A practical guide to the most nail-biting part of the World Cup

WHEN the World Cup, now under way in Russia, progresses to the knockout phases of the competition on June 30th attention will focus on the dreaded penalty shoot-out. Forty years ago, if a game was level after 120 minutes, the winner was decided by luck: a simple coin-flip. But in 1978 the rules were changed to create results that, at least in some sense, depend on skill. The question is, how much skill? Since 1982, the first competition in which penalty shoot-outs actually happened, there have been 26 of them—with seven of the 18 teams in the nine pertinent finals having arrived there thanks to success at penalties, and two of the finals themselves having been decided by them.

The format of a shoot-out is simple. Teams take it in turn to try to kick five penalties past the opposing team’s keeper into the goal. If the score is even after five penalties a side then “sudden death” ensues: victory is achieved by a single winning kick that is not successfully replied to. Whether this is truly less dependent on luck is moot. Analysis suggests that no relationship exists between a team’s general quality and its success in such shoot-outs. What analysis does suggest, though, is ways to improve the odds of victory.

The first is to go first, if given the option. That option is, admittedly, dependent on the toss of a coin. But if you win the coin toss you should take it, according to Ignacio Palacios-Huerta of the London School of Economics. After analysing data on 1,000 penalty shoot-outs in the World Cup and other competitions, Dr Palacios-Huerta found that teams which kick first win 60% of the time. Moreover, toss-winning captains do usually take this option, so FIFA, world football’s governing body, is trying out a system similar to a tiebreak in tennis, in which teams A and B take turns to shoot first: AB then BA then AB and so on. The current World Cup, however, will keep the AB then AB format.

The toss having been won or lost, the teams decide the order in which players will take their kicks. Coaches typically select the best players to kick first, leaving the worst until last. Kickers are successful three-quarters of the time, on average, according to an analysis of penalties by The Economist. Yet the success rate falls by 12 percentage points for the fourth of the five pre-sudden-death penalties. This is where first-mover advantage appears to matter. The success rate in the fourth penalty for the team shooting first is 70%, whereas for the team shooting second it is just 56%. Thorough analysis of player sequencing by Dr Palacios-Huerta suggests that the importance of the five penalties is U-shaped: the first and fifth matter most; the third, least. So the best penalty takers, either in technique or those who can cope with stress, should be selected with that in mind.
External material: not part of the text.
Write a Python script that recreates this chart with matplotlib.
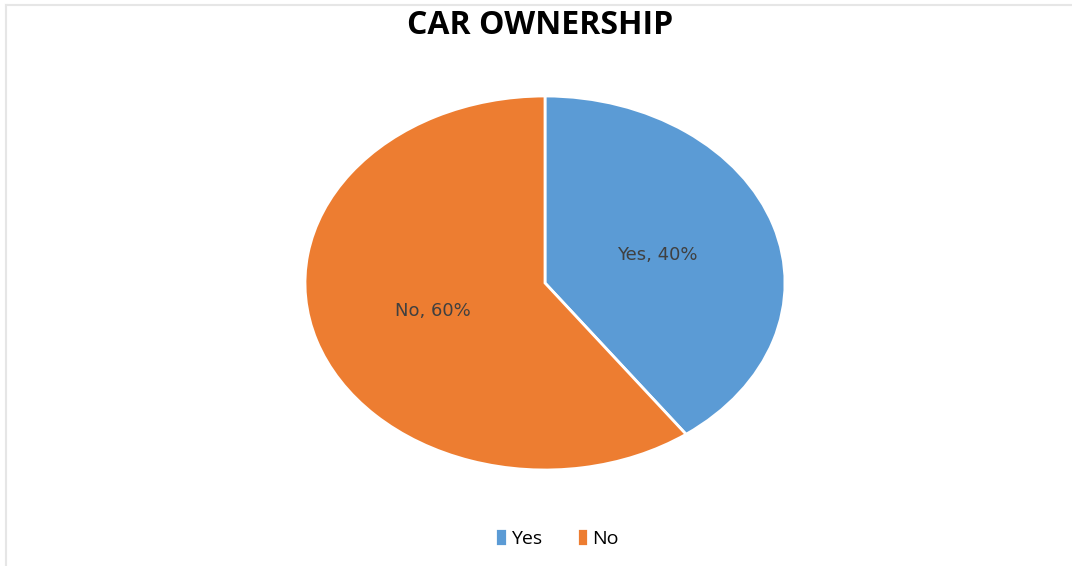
import matplotlib.pyplot as plt
from matplotlib.lines import Line2D

# data
categories = ["Yes", "No"]
shares = [40, 60]
colors = ["#5B9BD5", "#ED7D31"]

fig = plt.figure(figsize=(10.72, 5.66), dpi=100)
fig.patch.set_facecolor("white")

# faint frame of the chart box
fig.add_artist(Line2D([6 / 1072, 1.0], [1 - 5 / 566] * 2, color="#e6e6e6", lw=1.5))
fig.add_artist(Line2D([6 / 1072] * 2, [0.0, 1 - 5 / 566], color="#e6e6e6", lw=1.5))

# pie is stretched horizontally in the reference, so the axes aspect is left free
ax = fig.add_axes([305 / 1072, 1 - 470 / 566, 480 / 1072, 374 / 566])
labels = [f"{c}, {s}%" for c, s in zip(categories, shares)]
wedges, texts = ax.pie(shares, labels=labels, colors=colors, startangle=90,
                       counterclock=False, labeldistance=0.49,
                       wedgeprops=dict(edgecolor="white", linewidth=2),
                       textprops=dict(color="#404040", fontsize=13, family="DejaVu Sans"))
for t in texts:
    t.set_ha("center")
    t.set_va("center")
ax.set_aspect("auto")
ax.set_xlim(-1, 1)
ax.set_ylim(-1, 1)
ax.axis("off")

fig.text(540 / 1072, 1 - 26 / 566, "CAR OWNERSHIP", ha="center", va="center",
         fontsize=23, fontweight="bold", family="Open Sans", color="black")

fig.legend(wedges, categories, loc="center", bbox_to_anchor=(557 / 1072, 1 - 538 / 566),
           ncol=2, frameon=False, handlelength=0.6, handleheight=1.0,
           columnspacing=1.8, handletextpad=0.2,
           prop=dict(family="Open Sans", size=14))

plt.savefig("out.png", dpi=100)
Once the sequence of kickers is settled the ball is placed on the spot, 11 metres (36 feet) from the goal, the mouth of which is 2.4 metres high and 7.3 metres wide. A well-struck ball arrives at the goal line in just half a second, meaning that the goalkeeper must dive pre-emptively in the direction that he expects the kicker to shoot. Goalkeepers find high balls the hardest to deal with—just 3% of penalties aimed halfway up the goal or more are saved. Yet there is a tendency for these shots to miss the target: 18% of high shots do so, as opposed to 5% of low shots. Overall, though, allowing for misses and saves, high shots are successful 79% of the time compared with 72% for low shots (see chart).

As to the direction, left, right or centre, of both the kicker’s shot and the goalkeeper’s pre-emptive dive, it is best to be as unpredictable as possible. The data suggest there is little difference in success rates between shots that are aimed left, right or down the middle. Yet it is easier for a right-footed player to give the ball speed by aiming towards what is, from his point of view, the left-hand side of the goal (the keeper’s right), and vice versa for left-footed players. On average, kickers strike the ball in this more natural direction 25% more frequently than in the other direction. Goalkeepers know these preferences and dive in those directions in matching proportions, in an attempt to exploit this bias.

Preparation helps, too. The Netherlands substituted in a specialist penalty stopper, Tim Krul, just ahead of their shoot-out with Costa Rica in the 2014 World Cup. It worked. He dived in the correct direction all five times and saved two penalties. Conversely, there is no substitute for kicking accuracy. Germany, with an 86% penalty success rate, has the best record of any top international team. England’s record, by contrast, is a dismal 66%.